Other priorities will include extending free state healthcare – the CMU-C – to an extra 500,000 new recipients, spending an extra €100million a year on housing measures and launching a scheme supporting young people who struggle to find permanent work.
Ayrault was speaking at a national conference on poverty being held in Paris.
RSA, introduced in 2009, is intended to boost the income of unemployed people who have exhausted the right to jobseekers’ benefits (the function of RMI) or also that of some people on low-paid work that does not enable them to “live decently”.
Ayrault was referring in particular to the RSA socle, which relates to those who are out of work and is paid to people aged at least 25 in stable residence in France, based on income ceilings.
It is meant to guarantee a minimum level of income and varies according to the family make-up, income levels, and what other benefits the family claims. The basic rate is €474.93 for a single person or €712.40 for a couple.
Ayrault said: “While the RMI was 50% of the minimum wage when it was created in 1989, and was still at that level in 2002, its successor, the RSA socle only represents 43% of the minimum wage now.” France therefore showed “less solidarity than 10 or 20 years ago”, he said.
So as to take it back to 50% he said it would be necessary to increase the actual amount paid by 17%, setting a goal of doing so in 10 years, starting with a first revaluation in September next year leading to a 10% increase by 2017.

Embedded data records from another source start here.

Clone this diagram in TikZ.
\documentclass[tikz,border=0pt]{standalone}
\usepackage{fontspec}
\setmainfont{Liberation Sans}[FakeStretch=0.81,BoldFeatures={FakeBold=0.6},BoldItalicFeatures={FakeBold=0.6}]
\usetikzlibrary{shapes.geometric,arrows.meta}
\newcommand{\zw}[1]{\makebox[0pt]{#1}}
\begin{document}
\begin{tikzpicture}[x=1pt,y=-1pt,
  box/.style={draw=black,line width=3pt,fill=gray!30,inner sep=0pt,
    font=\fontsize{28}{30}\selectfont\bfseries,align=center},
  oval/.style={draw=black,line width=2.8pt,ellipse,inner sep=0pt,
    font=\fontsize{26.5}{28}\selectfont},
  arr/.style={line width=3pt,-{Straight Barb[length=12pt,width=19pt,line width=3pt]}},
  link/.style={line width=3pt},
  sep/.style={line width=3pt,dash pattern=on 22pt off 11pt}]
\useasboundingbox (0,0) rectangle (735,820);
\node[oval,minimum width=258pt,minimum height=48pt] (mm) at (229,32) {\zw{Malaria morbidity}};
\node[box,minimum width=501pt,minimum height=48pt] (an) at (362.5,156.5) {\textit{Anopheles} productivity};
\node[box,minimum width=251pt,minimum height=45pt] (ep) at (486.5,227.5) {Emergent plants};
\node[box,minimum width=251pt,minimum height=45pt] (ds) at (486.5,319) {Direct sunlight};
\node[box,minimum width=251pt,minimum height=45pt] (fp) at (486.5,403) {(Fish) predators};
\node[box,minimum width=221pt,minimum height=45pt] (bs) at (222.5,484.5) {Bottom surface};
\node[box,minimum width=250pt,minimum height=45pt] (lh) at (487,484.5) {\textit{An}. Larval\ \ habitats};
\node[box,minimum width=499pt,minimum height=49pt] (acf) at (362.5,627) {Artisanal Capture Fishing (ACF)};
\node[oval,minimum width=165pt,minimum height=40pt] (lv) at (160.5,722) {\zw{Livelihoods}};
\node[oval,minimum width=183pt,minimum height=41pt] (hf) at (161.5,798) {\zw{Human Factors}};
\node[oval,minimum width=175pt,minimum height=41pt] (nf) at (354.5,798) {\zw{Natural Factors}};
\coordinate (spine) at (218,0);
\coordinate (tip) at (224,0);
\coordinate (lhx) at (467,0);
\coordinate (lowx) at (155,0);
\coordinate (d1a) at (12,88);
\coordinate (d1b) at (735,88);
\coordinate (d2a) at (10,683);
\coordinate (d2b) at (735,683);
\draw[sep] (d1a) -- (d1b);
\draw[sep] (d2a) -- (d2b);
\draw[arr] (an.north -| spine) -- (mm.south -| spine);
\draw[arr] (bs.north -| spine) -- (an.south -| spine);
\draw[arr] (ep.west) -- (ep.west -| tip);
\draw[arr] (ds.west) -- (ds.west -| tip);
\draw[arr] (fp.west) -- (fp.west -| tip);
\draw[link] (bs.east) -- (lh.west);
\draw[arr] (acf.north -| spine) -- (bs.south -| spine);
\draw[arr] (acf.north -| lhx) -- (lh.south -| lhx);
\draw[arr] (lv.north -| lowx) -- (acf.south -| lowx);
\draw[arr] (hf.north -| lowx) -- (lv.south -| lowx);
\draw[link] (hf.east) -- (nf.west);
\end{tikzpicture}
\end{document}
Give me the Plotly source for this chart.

The move would increase costs for departmental councils, which pay the RSA, however they would be compensated for this.
The measure was criticised as insufficient by a body representing the unemployed, the Mouvement National des Chômeurs et Précaires (MNCP). “There is no shake-up of solidarity here, it’s just a drop in the ocean,” it said.
However, from the political right, the leader of the UMP Party MPs Christian Jacob said: “Once again the government is going for a politics of hand-outs”.
Mr Ayrault said he also planned reforms of the RSA actif, the branch for the low-paid, which he would be looking at in the first half of next year.
In particular he wants to reduce the numbers of eligible people who do not claim it, he said – thought to be as much as 70%. This should be done by making procedures simpler and running a publicity campaign so that people know their rights.
There is no age limit to benefit from RSA but other benefits usually replace it from state retirement age. Applications can be made to your local Caf (family benefits body), to your departmental council or (in some cases) mairie, with evidence of your income for the last three months. It is not available for expats who have come to France seeking work.
A related measure will be aimed at the young, called the garantie jeunes, which will be launched in September next year. Young people in financial difficulty will be able to sign a renewable one-year contract and will benefit, in periods without work, from an income equivalent to the RSA.
In housing, the government says it will look at new measures against evictions, for landlord and tenant mediation, “better adapted” housing and more “support into housing”. A previous pledge to build 150,000 new social housing homes a year will be met and 4,000 extra temporary shelter places and 4,000extra places for asylum seekers will be created as a matter of urgency.